何年も連載されていて、巻数も多い大作が世には無数存在する。

そして、未完のまま、作者の方が亡くなってしまうという、ケースがある。

これまで、私が愛読していた2つの作品がそういう事態になってしまった。

グインサーガ

中高時代に影響されまくっていた、栗本薫先生の代表作。

100巻完結を目指し、1979年に一巻目が上梓された。

2005年に100巻目が出るも、ストーリーは完結できず、以降も巻が重ねられていく。

そして、2009年に130巻までいったところで、先生が膵臓がん亡くなられてしまう。

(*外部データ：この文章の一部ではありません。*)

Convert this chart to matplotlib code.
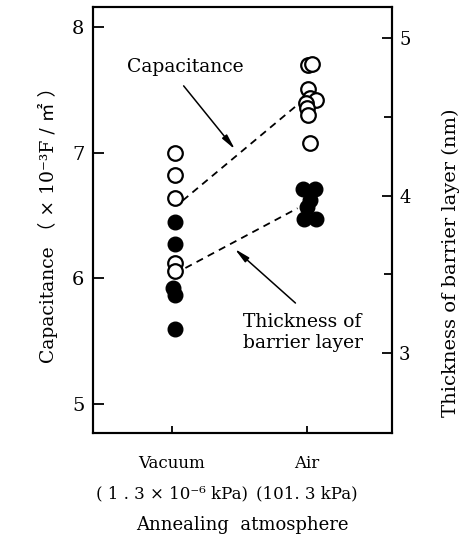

その後のプロットは残されていなく、いくつかの今後の展開についての覚え書きのみがあったそうだ。

それが元とされているかどうかは定かではないのだが、2人の作家により、続きが今現在も書かれているとのことだ。

私は、先生がまだ存命中の時でも、シリーズを読まなくなってしまっていたのだけれど、こうして先生が亡くなった後でも、シリーズが続いていることに対して、なんともいえない畏敬の念のようなものをおぼえる。

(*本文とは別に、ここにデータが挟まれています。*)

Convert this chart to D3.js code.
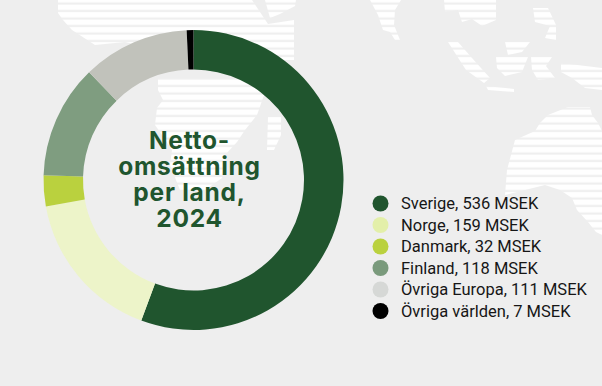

グインサーガと同じ世界が舞台の他の作品もいくつか発表されているのだが、先生が「この世界がどこか別世界に実在しているような気がする」
とどこかで書かれていて、さもありなん、かもという気になってしまうのだ。

ベルセルク

アニメ化もされている、1989年から連載され、現在43巻まで出ている。

この作品も、2021年に作者の三浦健太郎先生が急逝されてしまい、森恒二さんという別の漫画家とアシスタント達の方たちによって連載が引き継がれている。

グインサーガの場合と違って、森先生が三浦先生から、ラストまでの綿密なストーリー展開を生前に聞かされていた、ということだ。

実は、まだ引き継がれてからの連載はまだみていないのだけど、「ほぼ違和感を感じなかった」との感想を多く目にしている。

作家の方の個人作業でほぼ完成してしまう小説に比べて、漫画はアシスタントがいる共同作業だし、構成なども編集者も多くかんでいる、という、映画やドラマに近い感じなのが、大きな差なのであろう。

先生本人亡くなられたのは、大きな損失に他ならないけれど、確実にラストがみられるという安心感は感じている。

…ここまで書いて、不安に思っていることがある。

1976年から続く、例のあの少女漫画の大作である。

この作品の結末がわからないまま、もし先生が…ということを、多くのファンが心配していることこの上ない。

(皆さん、どの作品を指しているかお分かりだと思うし、ここに書くのは縁起でもないので、作品名は出したくない)

先生ご本人は、「絶対完結される!」とおっしゃている、ということなのだそうなので、私もこちらから祈っている。